Exercise objective: Return the listing below exactly, with the pictures dropped.
** START **
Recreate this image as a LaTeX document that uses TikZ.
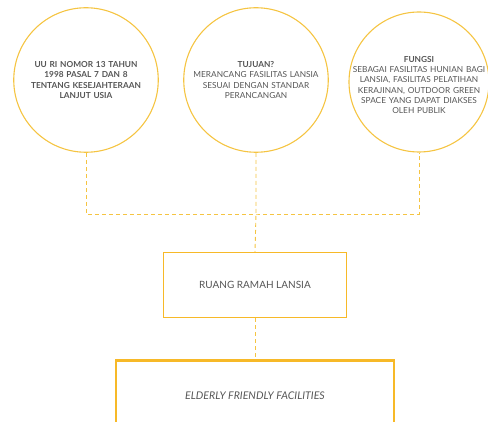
\documentclass[tikz,border=0pt]{standalone}
\usepackage{fontspec}
\setmainfont{Lato}
\usepackage{tikz}
\usetikzlibrary{positioning}

\definecolor{kuning}{RGB}{245,196,66}
\definecolor{oranye}{RGB}{247,185,40}
\definecolor{teks}{RGB}{85,85,85}

\begin{document}
\begin{tikzpicture}
        [ x = 1pt, y = 1pt
        , isi/.style =
          { inner sep = 0pt, text width = 140pt, align = center,
            font = \fontsize{8.3}{10.2}\selectfont, text = teks }
        , lingkaran/.style =
          { isi, circle, draw = kuning, line width = 1.1pt, minimum size = 144pt }
        , kotak/.style =
          { draw = oranye, line width = 1.3pt, align = center,
            font = \fontsize{10}{12}\selectfont, text = teks }
        , utama/.style =
          { kotak, line width = 2.4pt, font = \fontsize{10.6}{12}\selectfont }
        , link/.style =
          { draw = kuning, line width = .9pt, dash pattern = on 4pt off 3pt }
        ]
        \useasboundingbox (0,0) rectangle (488,421);
        \clip (0,0) rectangle (488,421);

        \node [lingkaran] (hukum) at (86,341)
          {\bfseries UU RI NOMOR 13 TAHUN\\ 1998 PASAL 7 DAN 8\\ TENTANG KESEJAHTERAAN\\ LANJUT USIA};
        \node [lingkaran] (tujuan) at (256,341)
          {{\bfseries TUJUAN?}\\ MERANCANG FASILITAS LANSIA\\ SESUAI DENGAN STANDAR\\ PERANCANGAN};
        \node [lingkaran, text width = {}, minimum size = 140pt] (fungsi) at (419,339) {};
        \node [isi, text width = 160pt] (fungsiteks) at ([yshift=-3pt]fungsi.center)
          {{\bfseries FUNGSI}\\ SEBAGAI FASILITAS HUNIAN BAGI\\ LANSIA, FASILITAS PELATIHAN\\ KERAJINAN, OUTDOOR GREEN\\ SPACE YANG DAPAT DIAKSES\\ OLEH PUBLIK};

        \coordinate (simpul) at (256,207);
        \node [kotak, minimum width = 183pt, minimum height = 65pt] (ruang) at (255,136)
          {RUANG RAMAH LANSIA};
        \node [utama, minimum width = 278pt, minimum height = 70pt] (efc) [below=41pt of ruang]
          {\itshape ELDERLY FRIENDLY FACILITIES};

        % garis penghubung
        \draw [link] (hukum.south) |- (simpul) -| (fungsi.south);
        \draw [link] (tujuan.south) -- (simpul) -- (ruang.north);
        \draw [link] (ruang) -- (efc);
\end{tikzpicture}
\end{document}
** END **
Finished task:
Recreate this image as a LaTeX document that uses TikZ.
\documentclass[tikz,border=0pt]{standalone}
\usepackage{fontspec}
\setmainfont{Lato}
\usepackage{tikz}
\usetikzlibrary{positioning}

\definecolor{kuning}{RGB}{245,196,66}
\definecolor{oranye}{RGB}{247,185,40}
\definecolor{teks}{RGB}{85,85,85}

\begin{document}
\begin{tikzpicture}
        [ x = 1pt, y = 1pt
        , isi/.style =
          { inner sep = 0pt, text width = 140pt, align = center,
            font = \fontsize{8.3}{10.2}\selectfont, text = teks }
        , lingkaran/.style =
          { isi, circle, draw = kuning, line width = 1.1pt, minimum size = 144pt }
        , kotak/.style =
          { draw = oranye, line width = 1.3pt, align = center,
            font = \fontsize{10}{12}\selectfont, text = teks }
        , utama/.style =
          { kotak, line width = 2.4pt, font = \fontsize{10.6}{12}\selectfont }
        , link/.style =
          { draw = kuning, line width = .9pt, dash pattern = on 4pt off 3pt }
        ]
        \useasboundingbox (0,0) rectangle (488,421);
        \clip (0,0) rectangle (488,421);

        \node [lingkaran] (hukum) at (86,341)
          {\bfseries UU RI NOMOR 13 TAHUN\\ 1998 PASAL 7 DAN 8\\ TENTANG KESEJAHTERAAN\\ LANJUT USIA};
        \node [lingkaran] (tujuan) at (256,341)
          {{\bfseries TUJUAN?}\\ MERANCANG FASILITAS LANSIA\\ SESUAI DENGAN STANDAR\\ PERANCANGAN};
        \node [lingkaran, text width = {}, minimum size = 140pt] (fungsi) at (419,339) {};
        \node [isi, text width = 160pt] (fungsiteks) at ([yshift=-3pt]fungsi.center)
          {{\bfseries FUNGSI}\\ SEBAGAI FASILITAS HUNIAN BAGI\\ LANSIA, FASILITAS PELATIHAN\\ KERAJINAN, OUTDOOR GREEN\\ SPACE YANG DAPAT DIAKSES\\ OLEH PUBLIK};

        \coordinate (simpul) at (256,207);
        \node [kotak, minimum width = 183pt, minimum height = 65pt] (ruang) at (255,136)
          {RUANG RAMAH LANSIA};
        \node [utama, minimum width = 278pt, minimum height = 70pt] (efc) [below=41pt of ruang]
          {\itshape ELDERLY FRIENDLY FACILITIES};

        % garis penghubung
        \draw [link] (hukum.south) |- (simpul) -| (fungsi.south);
        \draw [link] (tujuan.south) -- (simpul) -- (ruang.north);
        \draw [link] (ruang) -- (efc);
\end{tikzpicture}
\end{document}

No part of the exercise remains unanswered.